[Records with drawing code]
^^^^^^^^

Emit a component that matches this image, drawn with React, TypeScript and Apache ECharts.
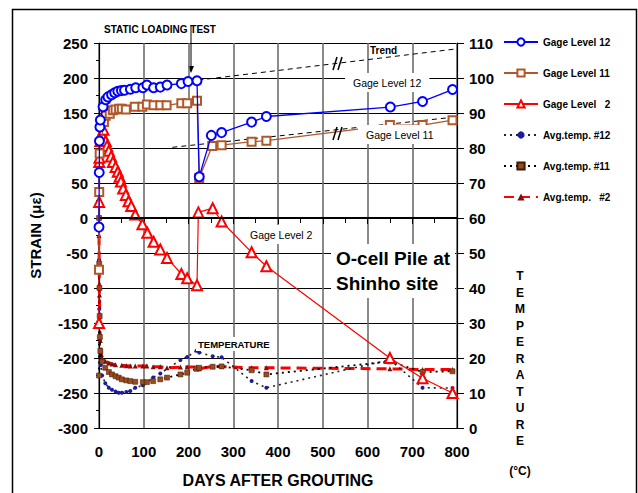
import React, { useEffect, useRef } from "react";
import * as echarts from "echarts";

type P = [number, number];

// Strain (µε) vs days
const gage12: P[] = [
  [0, -13], [0.5, 65], [1, 110], [2, 130], [3, 140], [9, 159], [15, 169], [20, 173], [28, 176],
  [35, 179], [42, 181], [50, 182], [57, 182.5], [70, 184], [82, 186], [98, 186], [107, 190],
  [122, 186], [137, 187], [152, 190], [184, 192], [199, 195], [219, 196], [224, 59], [251, 118],
  [274, 122], [341, 137], [374, 145], [651, 158.5], [723, 166.5], [790, 183.5],
];
const gage11: P[] = [
  [0, -74], [0.5, 37], [1.5, 92], [11, 137], [15, 146], [24, 149], [31, 154], [37, 155], [45, 156],
  [51, 156], [60, 155], [80, 159], [97, 159], [107, 162], [122, 161], [137, 161], [151, 161],
  [184, 164], [197, 164], [219, 167.5], [224, 57], [253, 103], [274, 104], [341, 109], [374, 110.5],
  [650, 132.7], [723, 132.7], [790, 139.7],
];
const gage2: P[] = [
  [0, -150], [0.3, 23], [0.6, 80], [1, 86], [3, 110], [6, 120], [10, 126], [15, 110], [18, 103],
  [22, 96], [27, 88], [31, 80], [37, 73], [42, 66], [46, 59], [49, 52], [54, 42], [60, 33],
  [66, 24], [72, 17], [81, 5], [97, -9], [108, -21], [122, -34], [137, -45], [152, -57],
  [184, -80], [197, -86], [219, -96], [222, 8], [254, 14], [274, -5], [341, -49], [374, -69],
  [650, -200], [723, -229], [790, -250],
];
// Temperature (°C) vs days
const temp12: P[] = [
  [0, 48], [0.3, 40], [0.6, 34], [1, 30], [1.5, 26], [2, 22], [4, 18], [7, 15], [14, 12.8],
  [22, 11.5], [29, 10.9], [37, 10.4], [44, 10.1], [51, 10.1], [61, 10.3], [70, 10.6], [81, 11.5],
  [98, 12.2], [121, 14.4], [137, 15.6], [182, 19.4], [197, 20.3], [218, 22.1], [224, 21.6],
  [254, 20.5], [274, 20.2], [341, 13.4], [374, 11.5], [650, 19.5], [723, 11.5], [790, 11.4],
];
const temp11: P[] = [
  [0, 15], [0.2, 60], [0.5, 47], [1, 40], [1.5, 32], [2, 26], [3, 22], [7, 19], [14, 17.2],
  [22, 16], [29, 15.3], [37, 14.8], [44, 14.4], [51, 13.9], [61, 13.6], [70, 13.4], [81, 13.2],
  [98, 13.1], [107, 13.1], [121, 13.4], [137, 13.9], [152, 14.4], [182, 15.3], [197, 15.8],
  [218, 16.9], [224, 17.2], [254, 17.5], [274, 17.6], [341, 16.5], [374, 15.3], [650, 19],
  [723, 16], [790, 16.2],
];
const temp2: P[] = [
  [0, 55], [0.5, 45], [1, 38], [2, 30], [3, 25], [5, 21], [7, 20], [14, 19.1], [22, 18.6],
  [29, 18.3], [37, 18.1], [51, 17.9], [61, 17.8], [70, 17.7], [81, 17.7], [98, 17.7], [107, 17.7],
  [121, 17.5], [137, 17.5], [152, 17.2], [182, 17.4], [197, 17.4], [218, 17.4], [224, 16.9],
  [254, 17.6], [274, 17.6], [341, 17.2], [374, 17.2], [650, 16.9], [723, 16.7], [790, 16.7],
];
// Trend lines (strain)
const trend12: P[] = [[222, 197], [830, 244]];
const trend11: P[] = [[164, 101], [807, 145]];

const legendNames = [
  "Gage Level 12", "Gage Level 11", "Gage Level   2",
  "Avg.temp. #12", "Avg.temp. #11", "Avg.temp.   #2",
];
const tempLetters = ["T", "E", "M", "P", "E", "R", "A", "T", "U", "R", "E"];

const FONT = 'Arial, "Liberation Sans", sans-serif';

export default function App() {
  const ref = useRef<HTMLDivElement>(null);
  useEffect(() => {
    if (!ref.current) return;
    const chart = echarts.init(ref.current, undefined, { renderer: "svg" });
    const lbl = { fontFamily: FONT, fontWeight: "bold" as const, fontSize: 15, color: "#000" };
    const boxText = (x: number, y: number, text: string, size: number, bold: boolean, pad: number[] = [4, 6]) => ({
      type: "text", left: x, top: y, z: 50,
      style: {
        text, fontFamily: FONT, fontSize: size, fontWeight: bold ? "bold" : "normal", fill: "#000",
        backgroundColor: "#fff", padding: pad,
      },
    });
    const graphics: any[] = [
      { type: "rect", shape: { x: 12.5, y: 9.5, width: 624, height: 520 }, style: { fill: "none", stroke: "#000", lineWidth: 1.5 }, silent: true },
      { type: "text", left: 104, top: 24, style: { text: "STATIC LOADING TEST", fontFamily: FONT, fontSize: 10, fontWeight: "bold", fill: "#000" } },
      { type: "line", shape: { x1: 191, y1: 25, x2: 191, y2: 68 }, style: { stroke: "#000", lineWidth: 1 } },
      { type: "polygon", shape: { points: [[188, 66], [194, 66], [191, 73]] }, style: { fill: "#000" } },
      { type: "text", left: 370, top: 45, z: 50, style: { text: "Trend", fontFamily: FONT, fontSize: 10, fontWeight: "bold", fill: "#000" } },
      { type: "line", z: 50, shape: { x1: 333, y1: 70, x2: 337, y2: 57 }, style: { stroke: "#000", lineWidth: 1.5 } },
      { type: "line", z: 50, shape: { x1: 338, y1: 70, x2: 342, y2: 57 }, style: { stroke: "#000", lineWidth: 1.5 } },
      { type: "line", z: 50, shape: { x1: 333, y1: 140, x2: 337, y2: 127 }, style: { stroke: "#000", lineWidth: 1.5 } },
      { type: "line", z: 50, shape: { x1: 338, y1: 140, x2: 342, y2: 127 }, style: { stroke: "#000", lineWidth: 1.5 } },
      boxText(345, 73, "Gage Level 12", 10.5, false, [4, 8]),
      boxText(358, 125, "Gage Level 11", 10.5, false, [4, 8]),
      boxText(244, 225, "Gage Level 2", 10.5, false, [4, 6]),
      boxText(196, 337, "TEMPERATURE", 9.5, true, [2, 2]),
      {
        type: "text", left: 331, top: 244, z: 50,
        style: {
          text: "O-cell Pile at\nShinho site", fontFamily: FONT, fontSize: 19, fontWeight: "bold", fill: "#000",
          lineHeight: 25, backgroundColor: "#fff", padding: [2, 5],
        },
      },
      ...tempLetters.map((t, i) => ({
        type: "text", x: 520, y: 276 + i * 16.5,
        style: { text: t, fontFamily: FONT, fontSize: 12, fontWeight: "bold", fill: "#000", align: "center", verticalAlign: "middle" },
      })),
      { type: "text", x: 520, y: 471, style: { text: "(°C)", fontFamily: FONT, fontSize: 12, fontWeight: "bold", fill: "#000", align: "center", verticalAlign: "middle" } },
    ];

    const option: any = {
      animation: false,
      backgroundColor: "#fff",
      grid: { left: 99, right: 181, top: 43, bottom: 60, containLabel: false },
      legend: {
        data: legendNames,
        orient: "vertical",
        left: 503,
        top: 37,
        itemWidth: 34,
        itemHeight: 9,
        itemGap: 21,
        padding: 0,
        textStyle: { fontFamily: FONT, fontWeight: "bold", fontSize: 10, color: "#000", lineHeight: 9 },
      },
      xAxis: {
        type: "value", min: 0, max: 800, interval: 100,
        name: "DAYS AFTER GROUTING", nameLocation: "middle", nameGap: 44,
        nameTextStyle: { ...lbl, fontSize: 16 },
        axisLine: { show: true, lineStyle: { color: "#000", width: 1.2 } },
        axisTick: { show: true, length: 6, lineStyle: { color: "#000" } },
        minorTick: { show: true, splitNumber: 2, length: 5, lineStyle: { color: "#000" } },
        axisLabel: { ...lbl, margin: 16 },
        splitLine: { show: true, lineStyle: { color: "#6e6e6e", width: 1.6 } },
      },
      yAxis: [
        {
          type: "value", min: -300, max: 250, interval: 50,
          name: "STRAIN (με)", nameLocation: "middle", nameGap: 56, nameRotate: 90,
          nameTextStyle: { ...lbl, fontSize: 15 },
          axisLine: { show: true, lineStyle: { color: "#000", width: 1.2 } },
          axisTick: { show: true, length: 5, lineStyle: { color: "#000" } },
          minorTick: { show: true, splitNumber: 2, length: 3, lineStyle: { color: "#000" } },
          axisLabel: { ...lbl, margin: 11 },
          splitLine: { show: true, lineStyle: { color: "#000", width: 1 } },
        },
        {
          type: "value", min: 0, max: 110, interval: 10, position: "right",
          axisLine: { show: true, lineStyle: { color: "#000", width: 1.2 } },
          axisTick: { show: true, length: 7, lineStyle: { color: "#000" } },
          axisLabel: { ...lbl, margin: 12 },
          splitLine: { show: false },
        },
      ],
      series: [
        {
          name: "trend12", type: "line", data: trend12, symbol: "none", clip: false, silent: true,
          lineStyle: { color: "#000", width: 1, type: [5, 4] }, z: 1,
        },
        {
          name: "trend11", type: "line", data: trend11, symbol: "none", clip: false, silent: true,
          lineStyle: { color: "#000", width: 1, type: [5, 4] }, z: 1,
          markLine: {
            silent: true, symbol: "none", label: { show: false },
            lineStyle: { color: "#000", width: 2.2, type: "solid" },
            data: [{ yAxis: 0 }],
          },
        },
        {
          name: "Avg.temp. #12", type: "line", yAxisIndex: 1, data: temp12,
          symbol: "circle", symbolSize: 4, itemStyle: { color: "#1c1c9c" },
          lineStyle: { color: "#222", width: 1.6, type: [2, 4] }, z: 3,
        },
        {
          name: "Avg.temp. #11", type: "line", yAxisIndex: 1, data: temp11,
          symbol: "rect", symbolSize: 5, itemStyle: { color: "#9a4a1c", borderColor: "#3a1a08", borderWidth: 0.5 },
          lineStyle: { color: "#000", width: 1.8, type: [2, 4] }, z: 3,
        },
        {
          name: "Avg.temp.   #2", type: "line", yAxisIndex: 1, data: temp2,
          symbol: "triangle", symbolSize: 5, itemStyle: { color: "#7a1010" },
          lineStyle: { color: "#ff0000", width: 3, type: [10, 6] }, z: 2,
        },
        {
          name: "Gage Level   2", type: "line", data: gage2,
          symbol: "emptyTriangle", symbolSize: 10,
          itemStyle: { color: "#ff0000", borderWidth: 1.2 },
          lineStyle: { color: "#ff0000", width: 1.2 }, z: 4,
        },
        {
          name: "Gage Level 11", type: "line", data: gage11,
          symbol: "emptyRect", symbolSize: 8,
          itemStyle: { color: "#b0582a", borderWidth: 1.2 },
          lineStyle: { color: "#b0582a", width: 1.3 }, z: 5,
        },
        {
          name: "Gage Level 12", type: "line", data: gage12,
          symbol: "emptyCircle", symbolSize: 9,
          itemStyle: { color: "#0000ff", borderWidth: 1.2 },
          lineStyle: { color: "#0000ff", width: 1.3 }, z: 6,
        },
      ],
      graphic: graphics,
    };
    chart.setOption(option);
    return () => chart.dispose();
  }, []);
  return <div ref={ref} style={{ position: "absolute", left: 0, top: 0, width: 638, height: 493 }} />;
}
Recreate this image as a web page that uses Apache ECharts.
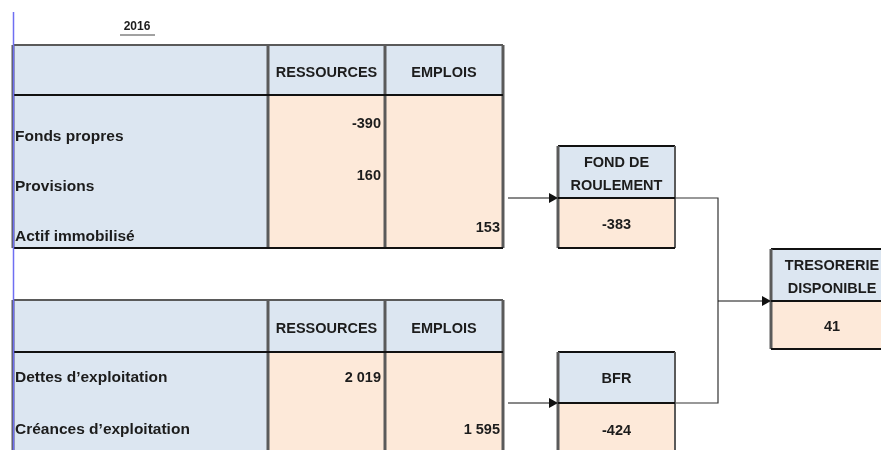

^^^^^^^^

• TASK DIRECTIONS
Begin with the first line of the entries above and write out each line exactly, ending with the line containing "type P = [number, number];". Leave out pictures.

• SOLUTION FOR THIS TASK
Emit a component that matches this image, drawn with React, TypeScript and Apache ECharts.
import React, { useEffect, useRef } from "react";
import * as echarts from "echarts";

type P = [number, number];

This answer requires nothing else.